## Problem description
Keep only the lines from the top of the listing through the one with "YAxis, ReferenceDot, Label", and reproduce them unaltered.

--- BEGIN Given information ---

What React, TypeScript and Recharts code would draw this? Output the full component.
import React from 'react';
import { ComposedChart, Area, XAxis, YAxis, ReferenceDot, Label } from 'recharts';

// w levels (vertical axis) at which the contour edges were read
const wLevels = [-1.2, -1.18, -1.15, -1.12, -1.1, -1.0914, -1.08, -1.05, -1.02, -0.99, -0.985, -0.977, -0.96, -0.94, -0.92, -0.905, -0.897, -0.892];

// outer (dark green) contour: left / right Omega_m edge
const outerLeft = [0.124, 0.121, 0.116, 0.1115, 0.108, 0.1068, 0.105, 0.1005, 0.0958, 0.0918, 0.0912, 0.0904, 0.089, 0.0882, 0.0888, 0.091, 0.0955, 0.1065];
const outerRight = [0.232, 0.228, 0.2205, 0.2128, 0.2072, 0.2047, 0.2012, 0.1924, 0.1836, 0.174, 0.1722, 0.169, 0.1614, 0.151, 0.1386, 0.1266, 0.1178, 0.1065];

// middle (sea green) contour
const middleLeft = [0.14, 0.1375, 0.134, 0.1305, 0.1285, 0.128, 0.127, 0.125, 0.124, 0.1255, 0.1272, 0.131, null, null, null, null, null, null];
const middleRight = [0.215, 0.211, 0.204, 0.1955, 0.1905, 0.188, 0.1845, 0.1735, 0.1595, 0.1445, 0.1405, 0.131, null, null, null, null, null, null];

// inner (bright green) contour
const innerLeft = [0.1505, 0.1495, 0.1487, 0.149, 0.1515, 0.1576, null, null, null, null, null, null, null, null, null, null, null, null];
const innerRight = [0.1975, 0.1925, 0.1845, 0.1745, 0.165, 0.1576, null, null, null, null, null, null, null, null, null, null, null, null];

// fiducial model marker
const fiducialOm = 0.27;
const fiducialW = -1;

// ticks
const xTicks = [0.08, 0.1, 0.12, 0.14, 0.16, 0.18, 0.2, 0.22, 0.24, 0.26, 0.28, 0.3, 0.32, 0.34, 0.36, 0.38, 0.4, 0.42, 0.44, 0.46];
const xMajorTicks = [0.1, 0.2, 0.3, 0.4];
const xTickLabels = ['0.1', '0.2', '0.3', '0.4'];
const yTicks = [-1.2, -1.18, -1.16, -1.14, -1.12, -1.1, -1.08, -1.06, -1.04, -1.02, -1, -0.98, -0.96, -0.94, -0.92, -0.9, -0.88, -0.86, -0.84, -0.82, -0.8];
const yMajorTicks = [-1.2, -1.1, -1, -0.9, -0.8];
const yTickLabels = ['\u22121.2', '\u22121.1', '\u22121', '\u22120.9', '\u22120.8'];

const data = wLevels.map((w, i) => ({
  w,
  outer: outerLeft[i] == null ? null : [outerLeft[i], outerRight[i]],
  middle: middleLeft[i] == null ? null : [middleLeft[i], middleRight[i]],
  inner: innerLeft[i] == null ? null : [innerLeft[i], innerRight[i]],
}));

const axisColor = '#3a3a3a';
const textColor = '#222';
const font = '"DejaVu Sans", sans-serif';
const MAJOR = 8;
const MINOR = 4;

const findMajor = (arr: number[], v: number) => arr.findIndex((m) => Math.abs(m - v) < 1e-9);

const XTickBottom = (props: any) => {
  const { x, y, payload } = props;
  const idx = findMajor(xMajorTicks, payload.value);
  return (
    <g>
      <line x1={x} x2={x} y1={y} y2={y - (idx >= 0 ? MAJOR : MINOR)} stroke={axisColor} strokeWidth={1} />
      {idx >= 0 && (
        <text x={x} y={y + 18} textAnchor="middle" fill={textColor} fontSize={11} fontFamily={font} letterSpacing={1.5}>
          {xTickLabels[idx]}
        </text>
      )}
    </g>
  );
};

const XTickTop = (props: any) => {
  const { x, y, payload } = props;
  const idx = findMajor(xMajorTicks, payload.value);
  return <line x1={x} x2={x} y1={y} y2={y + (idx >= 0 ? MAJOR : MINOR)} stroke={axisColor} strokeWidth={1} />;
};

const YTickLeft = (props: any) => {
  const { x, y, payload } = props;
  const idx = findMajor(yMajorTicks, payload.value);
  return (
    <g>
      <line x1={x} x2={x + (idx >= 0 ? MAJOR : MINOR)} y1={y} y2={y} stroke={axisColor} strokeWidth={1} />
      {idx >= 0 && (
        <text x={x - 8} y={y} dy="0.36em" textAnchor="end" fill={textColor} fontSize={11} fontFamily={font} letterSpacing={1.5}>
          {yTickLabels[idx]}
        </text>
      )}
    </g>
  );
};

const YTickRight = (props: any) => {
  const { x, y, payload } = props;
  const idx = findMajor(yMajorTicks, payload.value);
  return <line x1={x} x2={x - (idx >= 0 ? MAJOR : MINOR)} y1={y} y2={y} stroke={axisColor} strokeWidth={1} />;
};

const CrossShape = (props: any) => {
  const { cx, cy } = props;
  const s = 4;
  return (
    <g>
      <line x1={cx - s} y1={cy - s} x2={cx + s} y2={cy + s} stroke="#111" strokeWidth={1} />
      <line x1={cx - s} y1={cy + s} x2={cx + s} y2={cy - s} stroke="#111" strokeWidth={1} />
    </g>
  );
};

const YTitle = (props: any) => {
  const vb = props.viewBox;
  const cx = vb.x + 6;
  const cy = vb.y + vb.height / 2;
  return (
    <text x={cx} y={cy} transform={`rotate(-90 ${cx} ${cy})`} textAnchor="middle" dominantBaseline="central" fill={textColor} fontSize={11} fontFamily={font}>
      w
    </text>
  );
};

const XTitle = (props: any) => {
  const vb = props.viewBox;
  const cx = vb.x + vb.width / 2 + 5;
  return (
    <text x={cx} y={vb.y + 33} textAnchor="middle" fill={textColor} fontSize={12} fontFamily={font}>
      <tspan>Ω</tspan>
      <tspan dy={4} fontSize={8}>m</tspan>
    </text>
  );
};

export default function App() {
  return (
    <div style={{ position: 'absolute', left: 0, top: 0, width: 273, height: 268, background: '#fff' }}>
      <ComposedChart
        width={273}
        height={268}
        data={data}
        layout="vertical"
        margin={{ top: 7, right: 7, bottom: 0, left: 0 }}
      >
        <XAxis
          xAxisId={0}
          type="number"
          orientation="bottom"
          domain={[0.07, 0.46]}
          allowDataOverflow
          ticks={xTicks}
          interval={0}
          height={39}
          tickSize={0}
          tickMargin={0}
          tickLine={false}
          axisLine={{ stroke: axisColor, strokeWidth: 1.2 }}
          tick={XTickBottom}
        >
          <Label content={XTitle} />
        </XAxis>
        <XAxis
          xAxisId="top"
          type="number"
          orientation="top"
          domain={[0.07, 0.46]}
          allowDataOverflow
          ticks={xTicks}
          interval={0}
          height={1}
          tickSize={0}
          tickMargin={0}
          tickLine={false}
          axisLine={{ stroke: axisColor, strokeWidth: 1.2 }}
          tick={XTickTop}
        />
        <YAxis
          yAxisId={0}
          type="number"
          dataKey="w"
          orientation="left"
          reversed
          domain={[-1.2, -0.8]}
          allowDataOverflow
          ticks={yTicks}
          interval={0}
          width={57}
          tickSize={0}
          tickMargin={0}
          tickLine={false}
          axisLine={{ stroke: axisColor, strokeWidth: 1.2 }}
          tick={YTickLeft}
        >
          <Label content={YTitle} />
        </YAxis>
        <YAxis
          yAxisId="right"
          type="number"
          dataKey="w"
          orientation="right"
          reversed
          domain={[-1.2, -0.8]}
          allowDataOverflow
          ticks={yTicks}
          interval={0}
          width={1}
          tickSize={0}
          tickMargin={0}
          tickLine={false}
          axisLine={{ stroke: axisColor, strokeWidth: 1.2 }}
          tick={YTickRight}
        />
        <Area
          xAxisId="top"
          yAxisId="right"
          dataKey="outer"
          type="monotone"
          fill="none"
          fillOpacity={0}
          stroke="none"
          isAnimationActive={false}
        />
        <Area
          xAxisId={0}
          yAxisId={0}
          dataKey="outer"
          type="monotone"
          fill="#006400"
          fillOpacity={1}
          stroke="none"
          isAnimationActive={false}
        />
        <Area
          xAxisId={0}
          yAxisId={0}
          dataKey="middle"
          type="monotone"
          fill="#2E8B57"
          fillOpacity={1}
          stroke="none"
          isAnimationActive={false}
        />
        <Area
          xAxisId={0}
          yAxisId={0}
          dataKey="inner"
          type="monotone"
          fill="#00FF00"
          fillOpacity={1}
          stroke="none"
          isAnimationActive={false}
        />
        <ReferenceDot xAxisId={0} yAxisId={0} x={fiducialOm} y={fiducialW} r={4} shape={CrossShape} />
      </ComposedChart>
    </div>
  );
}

--- END Given information ---

## Solution to this exercise
What React, TypeScript and Recharts code would draw this? Output the full component.
import React from 'react';
import { ComposedChart, Area, XAxis, YAxis, ReferenceDot, Label } from 'recharts';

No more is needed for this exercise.